TASK REQUIREMENTS:
Below are records to repeat exactly. Omit the pictures from the copy.
++++++++
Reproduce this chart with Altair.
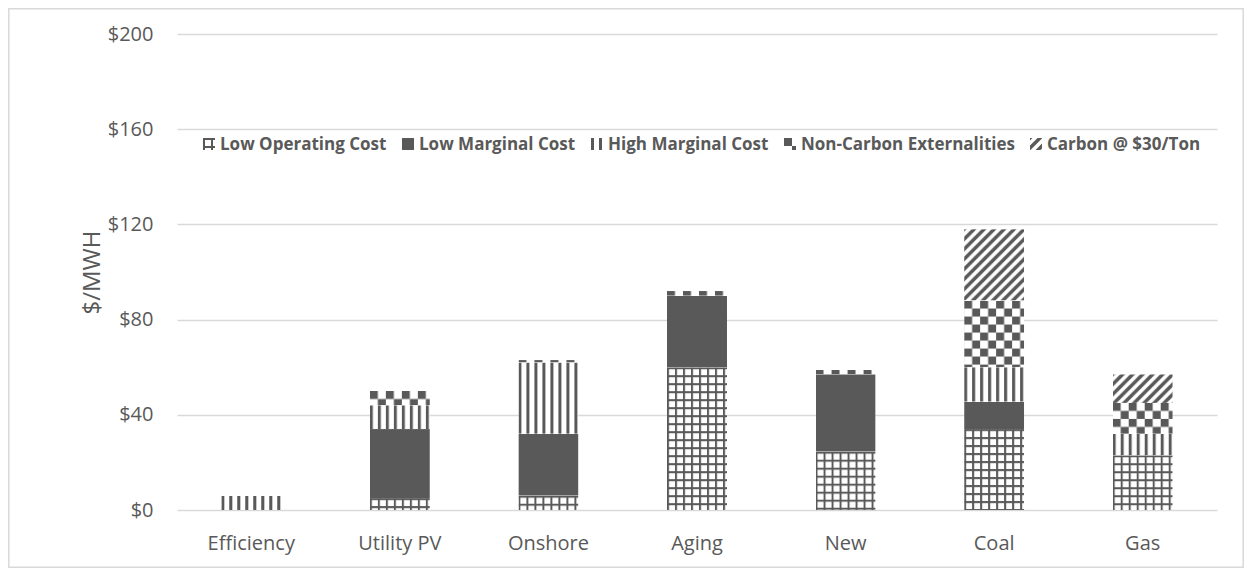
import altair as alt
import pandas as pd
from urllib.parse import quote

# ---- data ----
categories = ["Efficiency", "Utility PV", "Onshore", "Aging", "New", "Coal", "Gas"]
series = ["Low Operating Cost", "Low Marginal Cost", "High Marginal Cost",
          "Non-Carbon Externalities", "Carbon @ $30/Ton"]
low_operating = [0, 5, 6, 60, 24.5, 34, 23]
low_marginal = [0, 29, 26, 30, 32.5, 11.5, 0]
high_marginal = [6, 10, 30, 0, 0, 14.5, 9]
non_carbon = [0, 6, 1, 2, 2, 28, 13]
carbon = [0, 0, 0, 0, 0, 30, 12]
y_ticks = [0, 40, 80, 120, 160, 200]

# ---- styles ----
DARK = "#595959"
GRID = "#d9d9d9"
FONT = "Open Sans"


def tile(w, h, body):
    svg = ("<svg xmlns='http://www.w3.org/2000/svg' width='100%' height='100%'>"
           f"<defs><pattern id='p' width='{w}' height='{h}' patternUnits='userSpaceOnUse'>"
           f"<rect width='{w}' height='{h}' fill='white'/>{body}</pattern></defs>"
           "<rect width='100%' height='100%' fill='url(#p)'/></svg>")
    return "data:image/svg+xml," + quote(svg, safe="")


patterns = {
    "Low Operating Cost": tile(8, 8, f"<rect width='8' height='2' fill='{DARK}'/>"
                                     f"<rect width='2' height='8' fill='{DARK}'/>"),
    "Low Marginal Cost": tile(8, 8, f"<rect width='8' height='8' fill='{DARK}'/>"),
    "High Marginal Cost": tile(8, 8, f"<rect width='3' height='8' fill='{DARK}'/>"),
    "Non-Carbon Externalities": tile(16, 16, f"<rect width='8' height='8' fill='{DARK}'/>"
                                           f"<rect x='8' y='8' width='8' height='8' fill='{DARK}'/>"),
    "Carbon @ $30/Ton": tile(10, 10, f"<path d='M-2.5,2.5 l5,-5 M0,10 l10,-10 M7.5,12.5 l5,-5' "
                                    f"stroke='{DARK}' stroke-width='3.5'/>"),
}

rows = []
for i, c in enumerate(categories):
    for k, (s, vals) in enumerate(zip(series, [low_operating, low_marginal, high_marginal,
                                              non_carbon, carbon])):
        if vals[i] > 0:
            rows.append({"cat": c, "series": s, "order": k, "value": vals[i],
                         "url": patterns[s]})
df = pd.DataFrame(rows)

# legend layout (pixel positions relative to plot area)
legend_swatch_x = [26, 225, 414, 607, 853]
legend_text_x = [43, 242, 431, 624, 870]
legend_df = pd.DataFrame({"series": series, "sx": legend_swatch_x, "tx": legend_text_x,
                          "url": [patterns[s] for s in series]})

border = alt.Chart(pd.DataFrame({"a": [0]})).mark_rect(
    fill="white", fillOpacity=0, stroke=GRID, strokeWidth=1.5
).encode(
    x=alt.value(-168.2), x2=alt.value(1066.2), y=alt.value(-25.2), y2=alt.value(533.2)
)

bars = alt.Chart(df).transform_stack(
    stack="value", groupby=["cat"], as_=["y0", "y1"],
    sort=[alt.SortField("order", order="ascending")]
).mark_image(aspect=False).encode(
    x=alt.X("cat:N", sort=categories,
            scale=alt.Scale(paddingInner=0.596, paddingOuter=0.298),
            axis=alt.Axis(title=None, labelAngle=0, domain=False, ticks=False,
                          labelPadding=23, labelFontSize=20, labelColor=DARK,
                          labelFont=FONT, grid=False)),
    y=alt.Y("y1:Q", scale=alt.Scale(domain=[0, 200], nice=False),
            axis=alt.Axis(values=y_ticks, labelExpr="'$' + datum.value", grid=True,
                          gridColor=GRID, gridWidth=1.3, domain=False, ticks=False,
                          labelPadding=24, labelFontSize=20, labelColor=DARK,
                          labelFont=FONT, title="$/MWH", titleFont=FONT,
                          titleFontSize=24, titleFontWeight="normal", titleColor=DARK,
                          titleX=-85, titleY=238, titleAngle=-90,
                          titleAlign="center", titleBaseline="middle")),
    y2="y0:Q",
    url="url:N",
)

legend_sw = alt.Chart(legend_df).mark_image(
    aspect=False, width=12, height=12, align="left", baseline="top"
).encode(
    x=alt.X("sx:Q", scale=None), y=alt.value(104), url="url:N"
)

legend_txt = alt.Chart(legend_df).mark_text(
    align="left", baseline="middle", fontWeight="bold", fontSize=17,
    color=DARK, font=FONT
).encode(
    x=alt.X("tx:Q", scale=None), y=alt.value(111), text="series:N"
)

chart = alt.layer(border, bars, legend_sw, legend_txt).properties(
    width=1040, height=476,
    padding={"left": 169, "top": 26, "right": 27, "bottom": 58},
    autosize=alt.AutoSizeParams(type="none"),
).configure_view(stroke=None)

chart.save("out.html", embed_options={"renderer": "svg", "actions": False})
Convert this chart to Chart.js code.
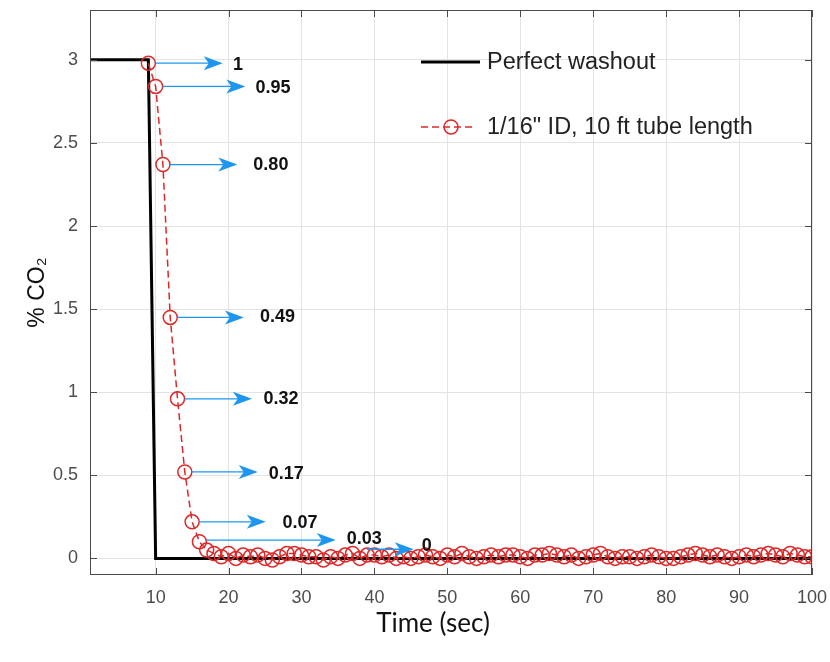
++++++++
TASK RESPONSE:
Reproduce this chart with Altair.
import altair as alt
import pandas as pd
from urllib.parse import quote

# ---- data ----
categories = ["Efficiency", "Utility PV", "Onshore", "Aging", "New", "Coal", "Gas"]
series = ["Low Operating Cost", "Low Marginal Cost", "High Marginal Cost",
          "Non-Carbon Externalities", "Carbon @ $30/Ton"]
low_operating = [0, 5, 6, 60, 24.5, 34, 23]
low_marginal = [0, 29, 26, 30, 32.5, 11.5, 0]
high_marginal = [6, 10, 30, 0, 0, 14.5, 9]
non_carbon = [0, 6, 1, 2, 2, 28, 13]
carbon = [0, 0, 0, 0, 0, 30, 12]
y_ticks = [0, 40, 80, 120, 160, 200]

# ---- styles ----
DARK = "#595959"
GRID = "#d9d9d9"
FONT = "Open Sans"


def tile(w, h, body):
    svg = ("<svg xmlns='http://www.w3.org/2000/svg' width='100%' height='100%'>"
           f"<defs><pattern id='p' width='{w}' height='{h}' patternUnits='userSpaceOnUse'>"
           f"<rect width='{w}' height='{h}' fill='white'/>{body}</pattern></defs>"
           "<rect width='100%' height='100%' fill='url(#p)'/></svg>")
    return "data:image/svg+xml," + quote(svg, safe="")


patterns = {
    "Low Operating Cost": tile(8, 8, f"<rect width='8' height='2' fill='{DARK}'/>"
                                     f"<rect width='2' height='8' fill='{DARK}'/>"),
    "Low Marginal Cost": tile(8, 8, f"<rect width='8' height='8' fill='{DARK}'/>"),
    "High Marginal Cost": tile(8, 8, f"<rect width='3' height='8' fill='{DARK}'/>"),
    "Non-Carbon Externalities": tile(16, 16, f"<rect width='8' height='8' fill='{DARK}'/>"
                                           f"<rect x='8' y='8' width='8' height='8' fill='{DARK}'/>"),
    "Carbon @ $30/Ton": tile(10, 10, f"<path d='M-2.5,2.5 l5,-5 M0,10 l10,-10 M7.5,12.5 l5,-5' "
                                    f"stroke='{DARK}' stroke-width='3.5'/>"),
}

rows = []
for i, c in enumerate(categories):
    for k, (s, vals) in enumerate(zip(series, [low_operating, low_marginal, high_marginal,
                                              non_carbon, carbon])):
        if vals[i] > 0:
            rows.append({"cat": c, "series": s, "order": k, "value": vals[i],
                         "url": patterns[s]})
df = pd.DataFrame(rows)

# legend layout (pixel positions relative to plot area)
legend_swatch_x = [26, 225, 414, 607, 853]
legend_text_x = [43, 242, 431, 624, 870]
legend_df = pd.DataFrame({"series": series, "sx": legend_swatch_x, "tx": legend_text_x,
                          "url": [patterns[s] for s in series]})

border = alt.Chart(pd.DataFrame({"a": [0]})).mark_rect(
    fill="white", fillOpacity=0, stroke=GRID, strokeWidth=1.5
).encode(
    x=alt.value(-168.2), x2=alt.value(1066.2), y=alt.value(-25.2), y2=alt.value(533.2)
)

bars = alt.Chart(df).transform_stack(
    stack="value", groupby=["cat"], as_=["y0", "y1"],
    sort=[alt.SortField("order", order="ascending")]
).mark_image(aspect=False).encode(
    x=alt.X("cat:N", sort=categories,
            scale=alt.Scale(paddingInner=0.596, paddingOuter=0.298),
            axis=alt.Axis(title=None, labelAngle=0, domain=False, ticks=False,
                          labelPadding=23, labelFontSize=20, labelColor=DARK,
                          labelFont=FONT, grid=False)),
    y=alt.Y("y1:Q", scale=alt.Scale(domain=[0, 200], nice=False),
            axis=alt.Axis(values=y_ticks, labelExpr="'$' + datum.value", grid=True,
                          gridColor=GRID, gridWidth=1.3, domain=False, ticks=False,
                          labelPadding=24, labelFontSize=20, labelColor=DARK,
                          labelFont=FONT, title="$/MWH", titleFont=FONT,
                          titleFontSize=24, titleFontWeight="normal", titleColor=DARK,
                          titleX=-85, titleY=238, titleAngle=-90,
                          titleAlign="center", titleBaseline="middle")),
    y2="y0:Q",
    url="url:N",
)

legend_sw = alt.Chart(legend_df).mark_image(
    aspect=False, width=12, height=12, align="left", baseline="top"
).encode(
    x=alt.X("sx:Q", scale=None), y=alt.value(104), url="url:N"
)

legend_txt = alt.Chart(legend_df).mark_text(
    align="left", baseline="middle", fontWeight="bold", fontSize=17,
    color=DARK, font=FONT
).encode(
    x=alt.X("tx:Q", scale=None), y=alt.value(111), text="series:N"
)

chart = alt.layer(border, bars, legend_sw, legend_txt).properties(
    width=1040, height=476,
    padding={"left": 169, "top": 26, "right": 27, "bottom": 58},
    autosize=alt.AutoSizeParams(type="none"),
).configure_view(stroke=None)

chart.save("out.html", embed_options={"renderer": "svg", "actions": False})
Convert this chart to Chart.js code.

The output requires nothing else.